Suriye hükümetinin de bu yüzde devreye girerek, ABD’den istediğini alması mümkün görünmeyen Erdoğan iktidarına kendisiyle işbirliği seçeneğini sunduğu görüşünü dile getiren Karataş, sözlerine şöyle devam ediyor:

“Ankara zirvesinde İran Lideri Ruhani’nin ABD’nin Suriye’den çekilmesi ve Ankara ile Şam yönetimleri arasında 1998’de imzalanan Adana Mutabakatı’nın uygulanması çağrısı da bu seçeneğin yaşama geçirilmesi yönünde yapılmış bir çağrı olarak anlam kazanıyor. Daha önce ocak ayında Putin tarafından gündeme getirilen bu mutabakata göre bugün sınır güvenliği ve egemenliğinin Suriye rejimine devredilmesi ve Türkiye’ye 5 kilometrelik operasyon yetkisi verilmesi öngörülüyor.”

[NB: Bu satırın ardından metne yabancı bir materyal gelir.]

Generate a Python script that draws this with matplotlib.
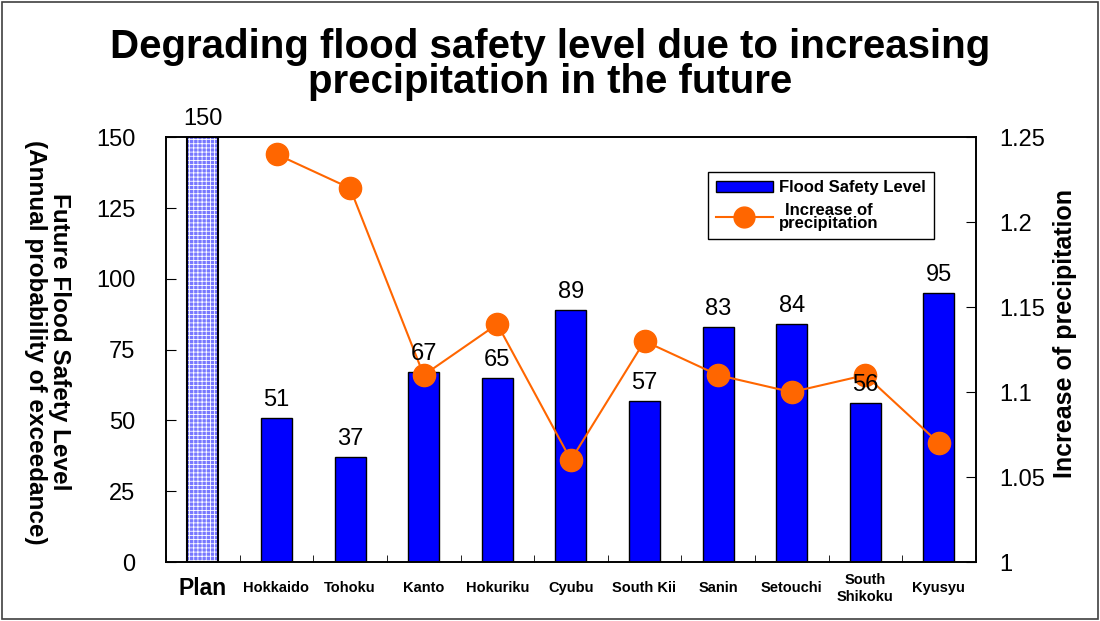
import numpy as np
import matplotlib.pyplot as plt
from matplotlib.patches import Rectangle, Patch
from matplotlib.lines import Line2D

plt.rcParams['font.family'] = ['Liberation Sans', 'DejaVu Sans']
plt.rcParams['hatch.linewidth'] = 0.6

categories = ['Plan', 'Hokkaido', 'Tohoku', 'Kanto', 'Hokuriku', 'Cyubu',
              'South Kii', 'Sanin', 'Setouchi', 'South\nShikoku', 'Kyusyu']
safety = [150, 51, 37, 67, 65, 89, 57, 83, 84, 56, 95]
precip = [np.nan, 1.24, 1.22, 1.11, 1.14, 1.06, 1.13, 1.11, 1.10, 1.11, 1.07]

fig = plt.figure(figsize=(11, 6.21), dpi=100)
ax = fig.add_axes([0.151, 0.095, 0.736, 0.684])
x = np.arange(len(categories))
w = 0.42

# plan bar: hatched light blue, others solid blue
ax.bar(x[0], safety[0], w, color='#7878FF', hatch='++++', edgecolor='white', lw=0, zorder=2)
ax.bar(x[0], safety[0], w, facecolor='none', edgecolor='black', lw=1.5, zorder=3)
ax.bar(x[1:], safety[1:], w, color='#0000FF', edgecolor='black', lw=1, zorder=2)

ax.set_xlim(-0.5, len(categories) - 0.5)
ax.set_ylim(0, 150)
ax.set_yticks([0, 25, 50, 75, 100, 125, 150])
ax.tick_params(axis='y', direction='in', length=7, labelsize=17, pad=22)
ax.set_xticks(x)
ax.set_xticklabels(categories, fontsize=10.5, fontweight='bold', linespacing=1.3, va='center')
ax.get_xticklabels()[0].set_fontsize(16.5)
ax.tick_params(axis='x', length=0, pad=19)
ax.set_xticks(np.arange(len(categories) + 1) - 0.5, minor=True)
ax.tick_params(axis='x', which='minor', direction='in', length=5)
ax.set_ylabel('Future Flood Safety Level\n(Annual probability of exceedance)',
              fontsize=17.5, fontweight='bold', linespacing=1.05, rotation=270,
              va='center', ha='center')
ax.yaxis.set_label_coords(-0.147, 0.518)

ax2 = ax.twinx()
ax2.plot(x, precip, color='#FF6600', lw=1.5, marker='o', markersize=16,
         markerfacecolor='#FF6600', markeredgecolor='#FF6600', zorder=4)
ax2.set_ylim(1, 1.25)
ax2.set_yticks([1, 1.05, 1.1, 1.15, 1.2, 1.25])
ax2.set_yticklabels(['1', '1.05', '1.1', '1.15', '1.2', '1.25'])
ax2.tick_params(axis='y', direction='in', length=7, labelsize=17, pad=17)
ax2.set_ylabel('Increase of precipitation', fontsize=18, fontweight='bold',
               va='center', ha='center')
ax2.yaxis.set_label_coords(1.11, 0.539)

# value labels drawn above the line markers
for xi, v in zip(x, safety):
    ax2.text(xi, v + 2.5, str(v), transform=ax.transData, ha='center', va='bottom',
             fontsize=17, zorder=6)

for a in (ax, ax2):
    for s in a.spines.values():
        s.set_linewidth(1.2)

handles = [Patch(facecolor='#0000FF', edgecolor='black'),
           Line2D([], [], color='#FF6600', lw=1.5, marker='o', markersize=15)]
leg = ax2.legend(handles, ['Flood Safety Level', 'Increase of\nprecipitation'],
                 loc='upper left', bbox_to_anchor=(0.669, 0.918), frameon=True,
                 fancybox=False, edgecolor='black', framealpha=1, borderaxespad=0,
                 prop={'weight': 'bold', 'size': 12}, handlelength=3.4,
                 handletextpad=0.4, labelspacing=0.45, borderpad=0.5)
leg.get_frame().set_linewidth(1.0)
leg.set_zorder(7)
for t in leg.get_texts():
    t.set_multialignment('center')
    t.set_linespacing(0.8)

fig.text(0.5, 0.955, 'Degrading flood safety level due to increasing\nprecipitation in the future',
         ha='center', va='top', fontsize=29, fontweight='bold', linespacing=0.9)

fig.patches.append(Rectangle((0.002, 0.003), 0.996, 0.994, transform=fig.transFigure,
                             fill=False, edgecolor='#404040', lw=1.2))

fig.savefig('out.png', dpi=100)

Orta Doğu uzmanı Mustafa Peköz ise, Ankara’da yapılan Üçlü Zirve’de dile getirilen anayasa komisyonunun stratejik olmadığını savunarak, “DSG’nin doğrudan içerisinde yer aldığı politik çözüm kaçınılamaz olarak masaya gelecek” yorumunu yapıyor.

Mezopotamya Ajansı’na konuşan Peköz, Suriye’de kazanan iki gücün Şam’daki iktidar ile Kamışlo’daki iktidardan ibaret olduğunu söylüyor. 

“Bu iki güç Suriye savaşının kazananları olarak biliniyor” diyen Peköz, her iki güç arasında çıkacak olası bir askeri çatışmanın, Suriye’yi yılları kapsayacak yeni bir savaşa sürükleyeceği uyarısında bulunuyor.

Peköz, Şam’ın DSG’yi “bölücü terörist milisler” olarak ilan etmesini ise, “O mektup esasen Ankara’nın önüne atılan politik bir yem” şeklinde değerlendiriyor.

“Şam rejimi, Ankara’nın yumuşak karnını biliyor” diyen Peköz, Ankara’nın Esad rejimiyle doğrudan diplomatik ilişkilere gireceğini öne sürüyor.